The Fog has a pretty decent cast. Adrienne Barbeau as the radio station owner and operator (effectively it’s a one-woman radio station), Jamie Lee Curtis as hitch-hiker Elizabeth Solley, Janet Leigh (who was of course Jamie Lee’s real-life mom) as Antonio Bay’s chief civic booster Kathy Williams and Tom Atkins as the closest thing the film has to a conventional hero are all very solid and Hal Holbrook is fun as the well-meaning whisky priest.
The location shooting is impressive and even includes a couple of scenes shot at locations used by Hitchcock in The Birds. The radio station in the light house is a rather cool idea.
Carpenter’s biggest cinematic influence was not a horror director but Howard Hawks. Carpenter’s career has essentially been an attempt to do horror, sci-fi and adventure movies in the Hawks style.
Carpenter also cites Lovecraft as a major influence on The Fog, and there are certainly some Lovecraftian touches.

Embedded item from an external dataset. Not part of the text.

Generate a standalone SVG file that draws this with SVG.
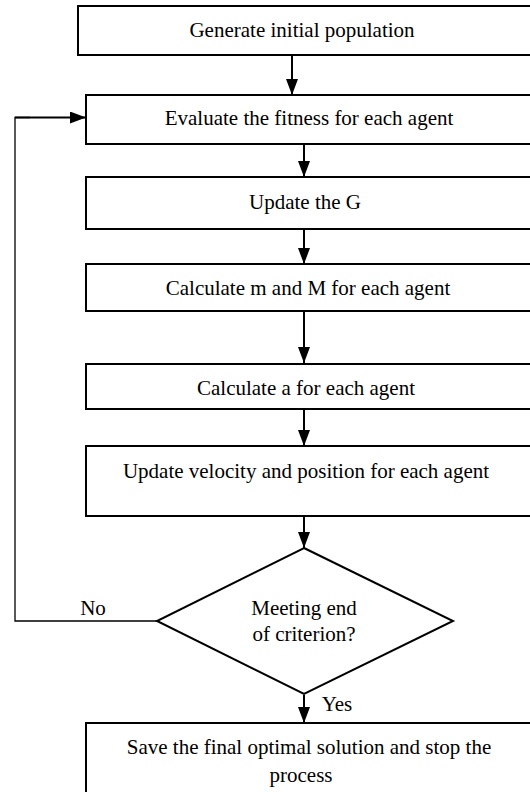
<svg xmlns="http://www.w3.org/2000/svg" width="530" height="792" viewBox="0 0 530 792">
<style>
.box{fill:#fff;stroke:#000;stroke-width:2}
.t{font-family:"Liberation Serif","Times New Roman",serif;font-size:21px;fill:#000;text-anchor:middle}
.c{stroke:#000;stroke-width:2;fill:none}
.thin{stroke:#000;stroke-width:1.3;fill:none}
</style>
<defs>
<marker id="ah" markerUnits="userSpaceOnUse" markerWidth="16" markerHeight="12" refX="16" refY="6" orient="auto" viewBox="0 0 16 12">
<path d="M0,0 L16,6 L0,12 Z" fill="#000"/>
</marker>
</defs>
<g id="connectors">
<line class="c" x1="292" y1="55" x2="292" y2="95" marker-end="url(#ah)"/>
<line class="c" x1="304" y1="144" x2="304" y2="177" marker-end="url(#ah)"/>
<line class="c" x1="304" y1="229" x2="304" y2="264" marker-end="url(#ah)"/>
<line class="c" x1="304" y1="311" x2="304" y2="363" marker-end="url(#ah)"/>
<line class="c" x1="304" y1="409" x2="304" y2="446" marker-end="url(#ah)"/>
<line class="c" x1="304" y1="516" x2="304" y2="548" marker-end="url(#ah)"/>
<line class="c" x1="304" y1="695" x2="304" y2="723" marker-end="url(#ah)"/>
<polyline class="thin" points="157,621 15,621 15,117.5 30,117.5"/>
<line class="c" x1="15" y1="117.5" x2="86" y2="117.5" marker-end="url(#ah)"/>
<text class="t" x="93" y="615">No</text>
<text class="t" x="337" y="711">Yes</text>
</g>
<g id="n1">
<rect class="box" x="78" y="6" width="470" height="49"/>
<text class="t" x="302" y="37">Generate initial population</text>
</g>
<g id="n2">
<rect class="box" x="86" y="95" width="470" height="49"/>
<text class="t" x="309" y="125">Evaluate the fitness for each agent</text>
</g>
<g id="n3">
<rect class="box" x="86" y="177" width="470" height="52"/>
<text class="t" x="305" y="209">Update the G</text>
</g>
<g id="n4">
<rect class="box" x="86" y="264" width="470" height="47"/>
<text class="t" x="308" y="295">Calculate m and M for each agent</text>
</g>
<g id="n5">
<rect class="box" x="86" y="364" width="470" height="45"/>
<text class="t" x="306" y="395">Calculate a for each agent</text>
</g>
<g id="n6">
<rect class="box" x="86" y="446" width="470" height="70"/>
<text class="t" x="306" y="478">Update velocity and position for each agent</text>
</g>
<g id="n7">
<polygon class="box" points="304,548 453,621 304,694 157,621"/>
<text class="t" x="304" y="615">Meeting end</text>
<text class="t" x="304" y="641">of criterion?</text>
</g>
<g id="n8">
<rect class="box" x="86" y="723" width="470" height="90"/>
<text class="t" x="309" y="754">Save the final optimal solution and stop the</text>
<text class="t" x="301" y="782">process</text>
</g>
</svg>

The Fog is a low-budget movie (it cost just over a million dollars at the time) but the special effects are very effective. Carpenter is smart enough not to try anything too ambitious. It’s better to stick to simple effects that work and that’s what he does. The ghosts look very creepy. The fog looks mysterious and menacing.
The Region 4 DVD offers a nice anamorphic transfer. The film was shot in the 2.35:1 aspect ration that Carpenter preferred (and used with such skill). There’s a lively and chatty and very worthwhile audio commentary by Carpenter and producer Debra Hill. Carpenter is a guy who gives the impression that he absolutely loves doing audio commentaries for his movies.
The Fog manages to combine the visceral thrills of the slasher film with the moodiness and spookiness of the traditional ghost story and it’s a blend that works very well indeed. One of Carpenter’s best, and certainly one of the best horror movies of its era. Highly recommended.